INFORMATION PROVIDED:
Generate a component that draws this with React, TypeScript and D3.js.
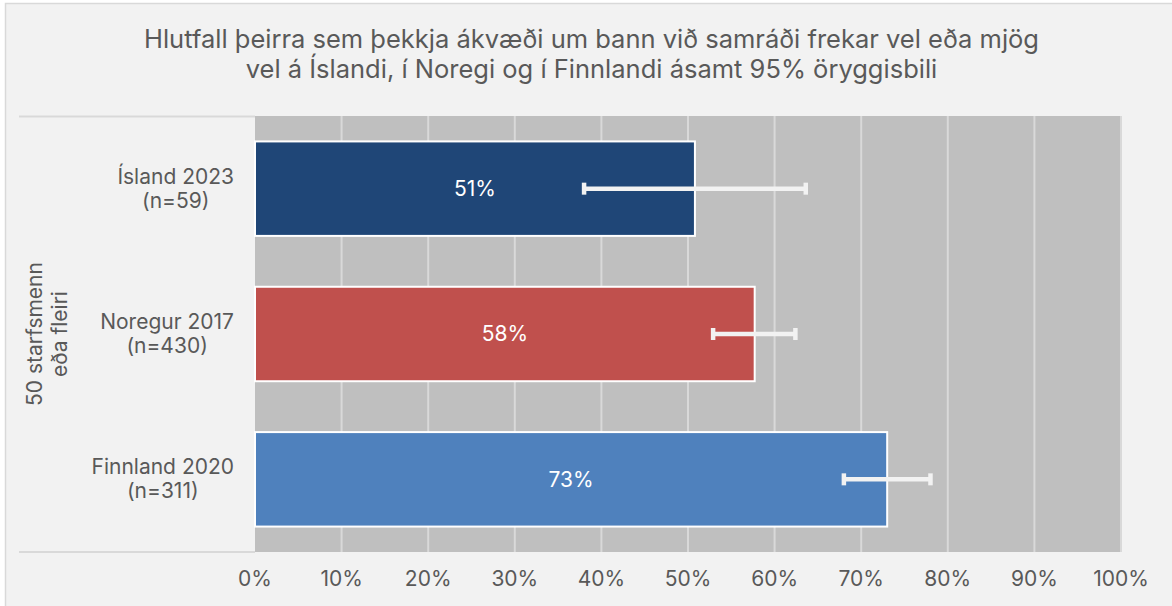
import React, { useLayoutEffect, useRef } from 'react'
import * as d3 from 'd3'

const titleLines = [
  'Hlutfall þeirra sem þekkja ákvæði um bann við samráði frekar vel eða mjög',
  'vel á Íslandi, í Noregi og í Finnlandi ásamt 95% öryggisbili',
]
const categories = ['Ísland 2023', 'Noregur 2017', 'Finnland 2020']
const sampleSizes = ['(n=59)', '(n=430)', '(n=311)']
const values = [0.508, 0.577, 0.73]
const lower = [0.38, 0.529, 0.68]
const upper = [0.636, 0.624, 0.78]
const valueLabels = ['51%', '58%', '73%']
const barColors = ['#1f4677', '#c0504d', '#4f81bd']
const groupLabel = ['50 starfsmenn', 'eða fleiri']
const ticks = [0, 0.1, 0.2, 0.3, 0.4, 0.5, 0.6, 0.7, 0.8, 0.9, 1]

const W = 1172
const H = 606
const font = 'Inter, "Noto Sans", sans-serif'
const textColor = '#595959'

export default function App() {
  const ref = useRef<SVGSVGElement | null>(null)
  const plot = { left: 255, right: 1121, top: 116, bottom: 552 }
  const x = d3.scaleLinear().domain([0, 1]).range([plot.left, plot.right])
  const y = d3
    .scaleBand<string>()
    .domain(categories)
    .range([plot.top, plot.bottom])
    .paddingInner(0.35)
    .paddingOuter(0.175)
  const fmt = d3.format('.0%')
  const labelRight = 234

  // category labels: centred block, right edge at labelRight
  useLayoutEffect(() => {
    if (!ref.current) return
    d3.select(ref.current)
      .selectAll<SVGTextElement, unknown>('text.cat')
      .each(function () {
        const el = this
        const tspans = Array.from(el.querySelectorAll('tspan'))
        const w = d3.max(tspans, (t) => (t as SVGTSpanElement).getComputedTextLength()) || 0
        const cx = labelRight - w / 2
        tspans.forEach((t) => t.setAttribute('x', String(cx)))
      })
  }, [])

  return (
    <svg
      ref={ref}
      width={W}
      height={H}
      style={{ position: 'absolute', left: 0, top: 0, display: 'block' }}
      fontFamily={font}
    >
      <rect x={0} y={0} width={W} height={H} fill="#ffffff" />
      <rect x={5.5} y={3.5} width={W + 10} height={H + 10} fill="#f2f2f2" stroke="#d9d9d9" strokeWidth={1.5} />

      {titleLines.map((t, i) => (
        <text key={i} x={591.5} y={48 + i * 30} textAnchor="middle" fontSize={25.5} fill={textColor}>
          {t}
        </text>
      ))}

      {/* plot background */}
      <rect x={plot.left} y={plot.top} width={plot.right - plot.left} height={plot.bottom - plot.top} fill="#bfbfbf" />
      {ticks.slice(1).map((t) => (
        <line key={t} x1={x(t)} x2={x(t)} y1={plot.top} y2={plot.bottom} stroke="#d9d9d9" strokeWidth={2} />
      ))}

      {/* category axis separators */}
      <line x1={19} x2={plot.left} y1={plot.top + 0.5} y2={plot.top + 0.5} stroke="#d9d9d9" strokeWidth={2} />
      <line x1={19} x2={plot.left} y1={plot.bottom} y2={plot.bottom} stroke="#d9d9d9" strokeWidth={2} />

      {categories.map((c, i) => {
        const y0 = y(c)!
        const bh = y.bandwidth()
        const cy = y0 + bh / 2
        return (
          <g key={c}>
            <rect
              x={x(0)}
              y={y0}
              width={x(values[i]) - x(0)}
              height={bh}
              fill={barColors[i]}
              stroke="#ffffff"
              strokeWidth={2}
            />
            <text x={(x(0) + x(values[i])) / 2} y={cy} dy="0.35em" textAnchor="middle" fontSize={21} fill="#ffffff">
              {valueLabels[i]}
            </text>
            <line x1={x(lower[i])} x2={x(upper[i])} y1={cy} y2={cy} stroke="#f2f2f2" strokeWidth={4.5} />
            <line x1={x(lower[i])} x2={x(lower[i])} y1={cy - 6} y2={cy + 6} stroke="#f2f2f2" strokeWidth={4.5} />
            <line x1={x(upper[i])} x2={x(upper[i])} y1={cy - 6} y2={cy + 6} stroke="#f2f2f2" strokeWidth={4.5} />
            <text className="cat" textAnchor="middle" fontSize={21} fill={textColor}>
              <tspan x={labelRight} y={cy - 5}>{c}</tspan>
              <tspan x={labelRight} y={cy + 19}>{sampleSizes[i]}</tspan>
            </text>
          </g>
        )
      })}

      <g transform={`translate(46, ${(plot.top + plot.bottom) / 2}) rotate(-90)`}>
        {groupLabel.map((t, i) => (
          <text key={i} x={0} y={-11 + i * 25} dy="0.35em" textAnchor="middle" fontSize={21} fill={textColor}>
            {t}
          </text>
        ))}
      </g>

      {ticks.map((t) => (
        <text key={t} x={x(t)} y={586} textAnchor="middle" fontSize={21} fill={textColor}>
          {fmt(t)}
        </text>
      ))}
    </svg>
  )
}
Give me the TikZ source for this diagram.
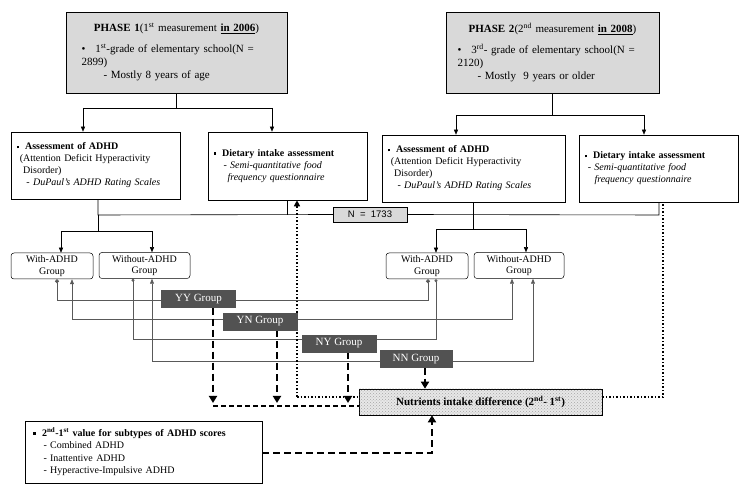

STATED TASK: Using the listing above, pull out all lines that hold the word "this".

EXERCISE RESULT:
Generate a component that draws this with React, TypeScript and D3.js.
        const el = this
Give me the TikZ source for this diagram.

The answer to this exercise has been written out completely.